═════ Given entries ═════

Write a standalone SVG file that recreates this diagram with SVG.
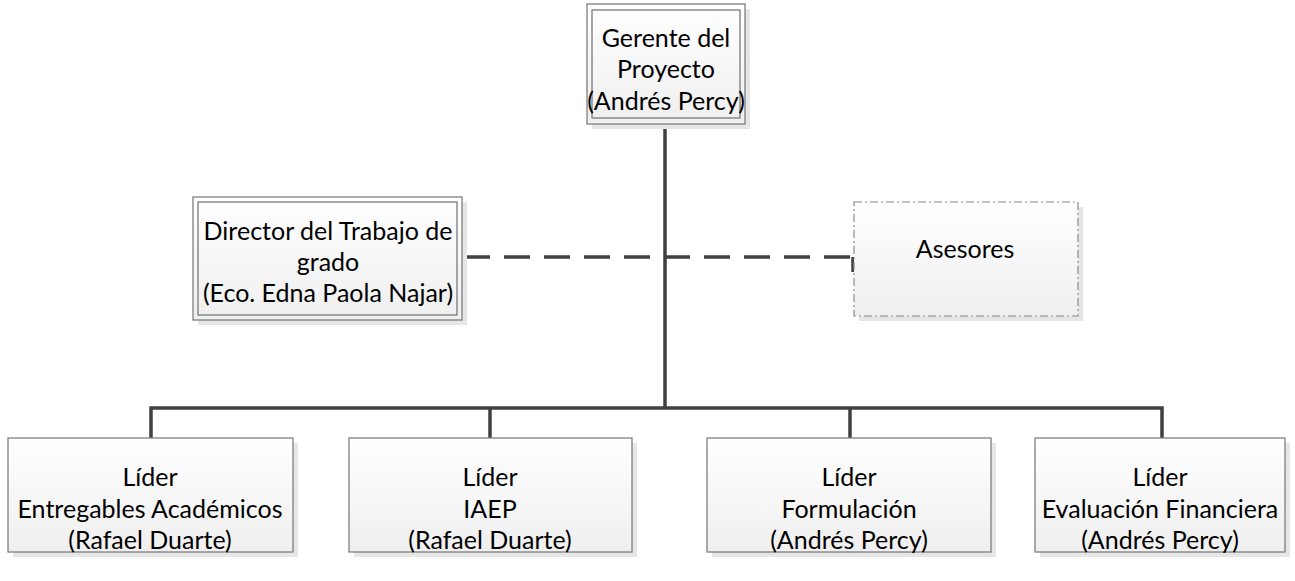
<svg xmlns="http://www.w3.org/2000/svg" width="1295" height="581" viewBox="0 0 1295 581">
<defs>
<linearGradient id="g" x1="0" y1="0" x2="0" y2="1">
<stop offset="0" stop-color="#ffffff"/>
<stop offset="1" stop-color="#efefef"/>
</linearGradient>
<style>
.box{fill:url(#g);stroke:#7f7f7f;stroke-width:1.3}
.inner{fill:none;stroke:#6f6f6f;stroke-width:1.2}
.shadow{fill:#e6e6e6}
.dash{fill:url(#g);stroke:#8a8a8a;stroke-width:1.2;stroke-dasharray:8 3 2 3}
.t{font-family:Lato,"Liberation Sans",sans-serif;font-size:25px;fill:#000;text-anchor:middle}
.c{fill:none;stroke:#404040;stroke-width:3.5}
.cd{fill:none;stroke:#404040;stroke-width:3.5;stroke-dasharray:26 14}
</style>
</defs>
<g id="connectors">
<path class="c" d="M665 124V408"/>
<path class="c" d="M151 438V408H1162V438"/>
<path class="c" d="M490 408V438M850 408V438"/>
<path class="cd" d="M464 257H853"/>
<path class="c" d="M853 257V272"/>
</g>
<g id="gerente">
<rect class="shadow" x="592" y="9" width="158" height="120"/>
<rect class="box" x="587" y="4" width="158" height="120"/>
<rect class="inner" x="592" y="10" width="148" height="108"/>
<text class="t" x="666" y="47">Gerente del</text>
<text class="t" x="666" y="78">Proyecto</text>
<text class="t" x="666" y="110">(Andrés Percy)</text>
</g>
<g id="director">
<rect class="shadow" x="198" y="202" width="269" height="123"/>
<rect class="box" x="193" y="197" width="269" height="123"/>
<rect class="inner" x="198" y="202" width="259" height="113"/>
<text class="t" x="328" y="240">Director del Trabajo de</text>
<text class="t" x="328" y="271">grado</text>
<text class="t" x="328" y="302">(Eco. Edna Paola Najar)</text>
</g>
<g id="asesores">
<rect class="shadow" x="859" y="207" width="224" height="114"/>
<rect class="dash" x="854" y="202" width="224" height="114"/>
<text class="t" x="965" y="258">Asesores</text>
</g>
<g id="lider1">
<rect class="shadow" x="13" y="443" width="285" height="114"/>
<rect class="box" x="8" y="438" width="285" height="114"/>
<text class="t" x="150" y="486">Líder</text>
<text class="t" x="150" y="518">Entregables Académicos</text>
<text class="t" x="150" y="549">(Rafael Duarte)</text>
</g>
<g id="lider2">
<rect class="shadow" x="354" y="443" width="283" height="114"/>
<rect class="box" x="349" y="438" width="283" height="114"/>
<text class="t" x="490" y="486">Líder</text>
<text class="t" x="490" y="518">IAEP</text>
<text class="t" x="490" y="549">(Rafael Duarte)</text>
</g>
<g id="lider3">
<rect class="shadow" x="712" y="443" width="284" height="114"/>
<rect class="box" x="707" y="438" width="284" height="114"/>
<text class="t" x="849" y="486">Líder</text>
<text class="t" x="849" y="518">Formulación</text>
<text class="t" x="849" y="549">(Andrés Percy)</text>
</g>
<g id="lider4">
<rect class="shadow" x="1040" y="443" width="250" height="114"/>
<rect class="box" x="1035" y="438" width="250" height="114"/>
<text class="t" x="1160" y="486">Líder</text>
<text class="t" x="1160" y="518">Evaluación Financiera</text>
<text class="t" x="1160" y="549">(Andrés Percy)</text>
</g>
</svg>
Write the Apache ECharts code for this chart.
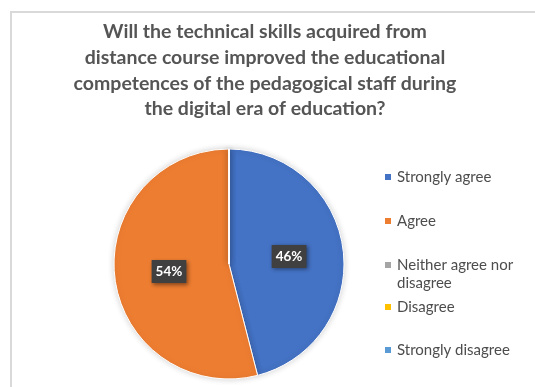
<!DOCTYPE html>
<html>
<head>
<meta charset="utf-8">
<script src="https://cdn.jsdelivr.net/npm/echarts@6/dist/echarts.min.js"></script>
<style>
  html, body { margin: 0; padding: 0; background: #ffffff; }
  #chart { width: 535px; height: 387px; }
</style>
</head>
<body>
<div id="chart"></div>
<script>
// Survey responses and their share of the total (percent)
const categories = ['Strongly agree', 'Agree', 'Neither agree nor disagree', 'Disagree', 'Strongly disagree'];
const shares = [46, 54, 0, 0, 0];
const colors = ['#4472C4', '#ED7D31', '#A5A5A5', '#FFC000', '#5B9BD5'];
const titleText = 'Will the technical skills acquired from\ndistance course improved the educational\ncompetences of the pedagogical staff during\nthe digital era of education?';

// Vertical centre of each legend row's marker
const legendRows = [177, 221, 265, 307, 350];

const FONT = 'Lato, "Open Sans", sans-serif';

const chart = echarts.init(document.getElementById('chart'), null, { renderer: 'canvas' });

// One legend block per entry so the rows can sit at their own heights.
// The long entry wraps onto two lines; a blank first line keeps its
// marker level with the first line of text.
const legends = categories.map((name, i) => {
  const wrapped = name === 'Neither agree nor disagree';
  const lh = 18;
  return {
    orient: 'vertical',
    left: 383,
    top: wrapped ? legendRows[i] - lh * 1.5 : legendRows[i] - lh / 2,
    padding: 0,
    itemWidth: 8,
    itemHeight: 8,
    itemGap: 0,
    icon: 'rect',
    selectedMode: false,
    data: [name],
    formatter: n => (n === 'Neither agree nor disagree' ? ' \nNeither agree nor\ndisagree' : n),
    textStyle: {
      fontFamily: FONT,
      fontSize: 15,
      color: '#4d4d4d',
      lineHeight: lh
    }
  };
});

chart.setOption({
  animation: false,
  backgroundColor: '#ffffff',
  color: colors,
  title: {
    text: titleText,
    left: 260,
    textAlign: 'center',
    top: 14,
    textStyle: {
      fontFamily: FONT,
      fontWeight: 'bold',
      fontSize: 19.5,
      lineHeight: 25.7,
      color: '#555555'
    }
  },
  graphic: [{
    type: 'rect',
    shape: { x: 11, y: 12, width: 540, height: 390 },
    style: { fill: 'none', stroke: '#d9d9d9', lineWidth: 2 },
    silent: true,
    z: -10
  }],
  legend: legends,
  series: [{
    type: 'pie',
    center: [229, 264],
    radius: 115,
    startAngle: 90,
    clockwise: true,
    avoidLabelOverlap: false,
    itemStyle: {
      borderColor: '#ffffff',
      borderWidth: 1,
      shadowBlur: 6,
      shadowColor: 'rgba(0,0,0,0.18)'
    },
    label: {
      show: true,
      position: 'inside',
      formatter: '{d}%',
      fontFamily: FONT,
      fontWeight: 'bold',
      fontSize: 13.5,
      color: '#ffffff',
      backgroundColor: '#404040',
      padding: [5, 4, 4, 4],
      shadowBlur: 4,
      shadowOffsetX: 1.5,
      shadowOffsetY: 1.5,
      shadowColor: 'rgba(0,0,0,0.45)'
    },
    labelLine: { show: false },
    emphasis: { disabled: true },
    data: categories.map((name, i) => ({
      name: name,
      value: shares[i],
      label: { show: shares[i] > 0 }
    }))
  }]
});
</script>
</body>
</html>
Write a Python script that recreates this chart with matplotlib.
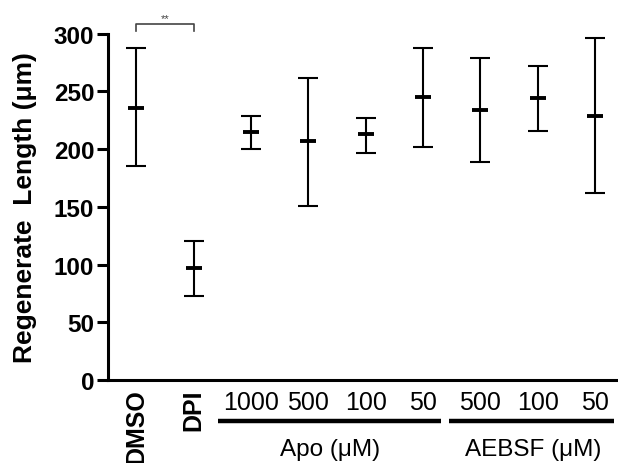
import matplotlib
matplotlib.use("Agg")
import matplotlib.pyplot as plt
import numpy as np

plt.rcParams['font.family'] = ['Liberation Sans', 'DejaVu Sans']

# dados
grupos = ["DMSO", "DPI", "Apo 1000", "Apo 500", "Apo 100", "Apo 50",
          "AEBSF 500", "AEBSF 100", "AEBSF 50"]
medias = [236, 97, 215, 207, 213, 245, 234, 244, 229]
topo = [288, 120, 229, 262, 227, 288, 279, 272, 296]
base = [185, 73, 200, 151, 197, 202, 189, 216, 162]
conc_apo = ["1000", "500", "100", "50"]
conc_aebsf = ["500", "100", "50"]
yticks = [0, 50, 100, 150, 200, 250, 300]

x = np.arange(len(grupos))
med = np.array(medias)
err = [med - np.array(base), np.array(topo) - med]

fig = plt.figure(figsize=(6.18, 4.64), dpi=100)
ax = fig.add_axes([0.175, 0.179, 0.823, 0.746])

ax.errorbar(x, med, yerr=err, fmt='none', ecolor='black', elinewidth=1.5,
            capsize=7, capthick=1.5)
ax.plot(x, med, linestyle='none', marker='_', markersize=12, mew=2.8, color='black')

ax.set_ylim(0, 300)
ax.set_xlim(-0.49, 8.38)
ax.set_yticks(yticks)
ax.set_xticks([])
for s in ['top', 'right']:
    ax.spines[s].set_visible(False)
for s in ['left', 'bottom']:
    ax.spines[s].set_linewidth(2.2)
ax.tick_params(axis='y', length=8, width=2.2, labelsize=17.5, pad=2)
for lb in ax.get_yticklabels():
    lb.set_fontweight('bold')
ax.set_ylabel("Regenerate  Length (\u03bcm)", fontsize=19, fontweight='bold', labelpad=12)

# rótulos do eixo x
tr = ax.get_xaxis_transform()
for i in range(2):
    ax.text(x[i], -0.025, grupos[i], transform=tr, rotation=90, ha='center', va='top',
            fontsize=18, fontweight='bold', clip_on=False)
for i, c in enumerate(conc_apo):
    ax.text(x[2 + i], -0.065, c, transform=tr, ha='center', va='center',
            fontsize=18, clip_on=False)
for i, c in enumerate(conc_aebsf):
    ax.text(x[6 + i], -0.065, c, transform=tr, ha='center', va='center',
            fontsize=18, clip_on=False)
ax.plot([1.42, 5.32], [-0.118, -0.118], transform=tr, color='black', lw=3.2,
        solid_capstyle='butt', clip_on=False)
ax.plot([5.46, 8.33], [-0.118, -0.118], transform=tr, color='black', lw=3.2,
        solid_capstyle='butt', clip_on=False)
ax.text(3.38, -0.2, "Apo (\u03bcM)", transform=tr, ha='center', va='center',
        fontsize=17.5, clip_on=False)
ax.text(6.92, -0.2, "AEBSF (\u03bcM)", transform=tr, ha='center', va='center',
        fontsize=17.5, clip_on=False)

# barra de significância
ax.plot([0, 0, 1, 1], [302, 308.5, 308.5, 302], color='#444444', lw=1.2, clip_on=False)
ax.text(0.5, 309, "**", ha='center', va='bottom', fontsize=8, color='#444444')

fig.savefig("out.png", dpi=100)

═════

# Aim of the exercise
Out of the records above, set down only the lines from the one that contains "Write a Python" through the one that contains "yticks = [0, 50, 100, 150, 200, 250, 300]", unchanged and without the pictures.

# Task solution
Write a Python script that recreates this chart with matplotlib.
import matplotlib
matplotlib.use("Agg")
import matplotlib.pyplot as plt
import numpy as np

plt.rcParams['font.family'] = ['Liberation Sans', 'DejaVu Sans']

# dados
grupos = ["DMSO", "DPI", "Apo 1000", "Apo 500", "Apo 100", "Apo 50",
          "AEBSF 500", "AEBSF 100", "AEBSF 50"]
medias = [236, 97, 215, 207, 213, 245, 234, 244, 229]
topo = [288, 120, 229, 262, 227, 288, 279, 272, 296]
base = [185, 73, 200, 151, 197, 202, 189, 216, 162]
conc_apo = ["1000", "500", "100", "50"]
conc_aebsf = ["500", "100", "50"]
yticks = [0, 50, 100, 150, 200, 250, 300]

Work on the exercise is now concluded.